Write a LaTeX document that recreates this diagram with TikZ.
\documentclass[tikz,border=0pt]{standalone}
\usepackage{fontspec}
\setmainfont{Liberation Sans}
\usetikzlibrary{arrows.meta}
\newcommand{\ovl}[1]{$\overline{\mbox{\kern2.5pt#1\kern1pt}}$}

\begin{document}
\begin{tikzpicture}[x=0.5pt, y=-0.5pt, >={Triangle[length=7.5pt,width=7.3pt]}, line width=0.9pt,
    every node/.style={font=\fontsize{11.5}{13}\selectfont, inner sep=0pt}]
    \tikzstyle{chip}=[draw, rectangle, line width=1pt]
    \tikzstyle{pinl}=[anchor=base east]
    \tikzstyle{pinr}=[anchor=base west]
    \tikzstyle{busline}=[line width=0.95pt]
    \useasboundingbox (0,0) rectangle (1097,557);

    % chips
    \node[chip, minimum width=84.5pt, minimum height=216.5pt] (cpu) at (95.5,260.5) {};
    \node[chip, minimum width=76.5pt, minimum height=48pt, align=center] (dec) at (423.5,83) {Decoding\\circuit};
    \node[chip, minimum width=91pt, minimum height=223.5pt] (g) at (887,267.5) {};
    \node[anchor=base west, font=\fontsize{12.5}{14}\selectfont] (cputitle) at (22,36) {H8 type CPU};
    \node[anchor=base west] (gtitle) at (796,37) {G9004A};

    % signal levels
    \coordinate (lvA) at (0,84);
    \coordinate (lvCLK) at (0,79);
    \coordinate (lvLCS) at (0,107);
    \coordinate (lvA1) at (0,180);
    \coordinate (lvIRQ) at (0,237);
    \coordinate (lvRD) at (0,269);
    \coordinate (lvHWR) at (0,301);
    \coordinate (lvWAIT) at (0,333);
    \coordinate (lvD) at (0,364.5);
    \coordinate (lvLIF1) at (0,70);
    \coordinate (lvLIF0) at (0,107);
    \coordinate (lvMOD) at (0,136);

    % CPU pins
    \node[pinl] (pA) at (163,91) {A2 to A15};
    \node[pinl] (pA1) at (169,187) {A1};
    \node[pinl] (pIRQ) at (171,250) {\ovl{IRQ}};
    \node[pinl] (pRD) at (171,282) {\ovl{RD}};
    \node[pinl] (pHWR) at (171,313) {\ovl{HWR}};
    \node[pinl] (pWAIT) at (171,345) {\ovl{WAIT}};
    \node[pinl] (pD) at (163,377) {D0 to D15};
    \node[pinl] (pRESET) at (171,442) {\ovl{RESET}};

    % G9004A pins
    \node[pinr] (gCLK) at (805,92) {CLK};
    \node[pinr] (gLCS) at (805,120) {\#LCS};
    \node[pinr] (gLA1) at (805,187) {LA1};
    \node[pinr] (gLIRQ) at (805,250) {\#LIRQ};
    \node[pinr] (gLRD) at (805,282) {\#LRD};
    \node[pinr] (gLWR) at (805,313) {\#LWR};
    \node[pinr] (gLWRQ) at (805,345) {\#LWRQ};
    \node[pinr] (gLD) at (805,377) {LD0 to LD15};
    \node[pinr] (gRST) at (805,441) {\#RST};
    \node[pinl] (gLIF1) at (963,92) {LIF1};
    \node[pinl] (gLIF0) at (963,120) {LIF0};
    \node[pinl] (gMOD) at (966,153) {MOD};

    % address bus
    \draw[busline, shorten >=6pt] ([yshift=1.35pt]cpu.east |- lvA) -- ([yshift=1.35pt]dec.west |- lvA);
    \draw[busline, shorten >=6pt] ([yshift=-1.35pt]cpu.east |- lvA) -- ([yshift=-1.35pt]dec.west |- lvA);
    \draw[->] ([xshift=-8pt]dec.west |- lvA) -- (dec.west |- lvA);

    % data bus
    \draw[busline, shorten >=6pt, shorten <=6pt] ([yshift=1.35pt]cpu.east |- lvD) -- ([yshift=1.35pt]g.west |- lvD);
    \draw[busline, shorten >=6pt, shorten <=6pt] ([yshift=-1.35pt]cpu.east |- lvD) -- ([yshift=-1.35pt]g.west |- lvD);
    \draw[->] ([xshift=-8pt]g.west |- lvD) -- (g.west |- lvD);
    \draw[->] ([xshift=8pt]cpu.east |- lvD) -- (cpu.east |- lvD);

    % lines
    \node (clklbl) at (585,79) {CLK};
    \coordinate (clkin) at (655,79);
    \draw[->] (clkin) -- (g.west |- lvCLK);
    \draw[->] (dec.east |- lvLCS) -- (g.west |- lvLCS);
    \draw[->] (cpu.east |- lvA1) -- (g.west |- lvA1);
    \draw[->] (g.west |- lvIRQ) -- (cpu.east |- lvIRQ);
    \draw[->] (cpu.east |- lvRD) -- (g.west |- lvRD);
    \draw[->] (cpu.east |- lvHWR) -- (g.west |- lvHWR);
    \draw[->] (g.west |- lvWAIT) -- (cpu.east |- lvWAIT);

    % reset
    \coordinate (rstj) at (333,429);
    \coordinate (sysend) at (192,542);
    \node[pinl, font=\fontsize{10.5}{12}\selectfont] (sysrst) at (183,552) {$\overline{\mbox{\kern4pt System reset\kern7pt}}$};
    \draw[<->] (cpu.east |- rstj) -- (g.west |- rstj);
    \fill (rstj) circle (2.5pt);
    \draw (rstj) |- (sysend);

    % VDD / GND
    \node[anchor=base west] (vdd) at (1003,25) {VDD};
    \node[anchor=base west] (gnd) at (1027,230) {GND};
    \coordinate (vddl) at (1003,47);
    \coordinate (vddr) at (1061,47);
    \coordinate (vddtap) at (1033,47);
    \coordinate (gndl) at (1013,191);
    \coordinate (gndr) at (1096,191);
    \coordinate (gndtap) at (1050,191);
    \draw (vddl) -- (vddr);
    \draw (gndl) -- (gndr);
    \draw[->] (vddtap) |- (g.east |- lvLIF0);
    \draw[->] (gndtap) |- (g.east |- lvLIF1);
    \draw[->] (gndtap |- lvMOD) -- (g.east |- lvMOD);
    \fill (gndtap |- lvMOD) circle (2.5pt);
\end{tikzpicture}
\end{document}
------------------------------------------------
Exercise: Only the lines from the opening of the material through the line with "(lvMOD) at (0,136);" should be echoed, exactly as written.

Task response:
Write a LaTeX document that recreates this diagram with TikZ.
\documentclass[tikz,border=0pt]{standalone}
\usepackage{fontspec}
\setmainfont{Liberation Sans}
\usetikzlibrary{arrows.meta}
\newcommand{\ovl}[1]{$\overline{\mbox{\kern2.5pt#1\kern1pt}}$}

\begin{document}
\begin{tikzpicture}[x=0.5pt, y=-0.5pt, >={Triangle[length=7.5pt,width=7.3pt]}, line width=0.9pt,
    every node/.style={font=\fontsize{11.5}{13}\selectfont, inner sep=0pt}]
    \tikzstyle{chip}=[draw, rectangle, line width=1pt]
    \tikzstyle{pinl}=[anchor=base east]
    \tikzstyle{pinr}=[anchor=base west]
    \tikzstyle{busline}=[line width=0.95pt]
    \useasboundingbox (0,0) rectangle (1097,557);

    % chips
    \node[chip, minimum width=84.5pt, minimum height=216.5pt] (cpu) at (95.5,260.5) {};
    \node[chip, minimum width=76.5pt, minimum height=48pt, align=center] (dec) at (423.5,83) {Decoding\\circuit};
    \node[chip, minimum width=91pt, minimum height=223.5pt] (g) at (887,267.5) {};
    \node[anchor=base west, font=\fontsize{12.5}{14}\selectfont] (cputitle) at (22,36) {H8 type CPU};
    \node[anchor=base west] (gtitle) at (796,37) {G9004A};

    % signal levels
    \coordinate (lvA) at (0,84);
    \coordinate (lvCLK) at (0,79);
    \coordinate (lvLCS) at (0,107);
    \coordinate (lvA1) at (0,180);
    \coordinate (lvIRQ) at (0,237);
    \coordinate (lvRD) at (0,269);
    \coordinate (lvHWR) at (0,301);
    \coordinate (lvWAIT) at (0,333);
    \coordinate (lvD) at (0,364.5);
    \coordinate (lvLIF1) at (0,70);
    \coordinate (lvLIF0) at (0,107);
    \coordinate (lvMOD) at (0,136);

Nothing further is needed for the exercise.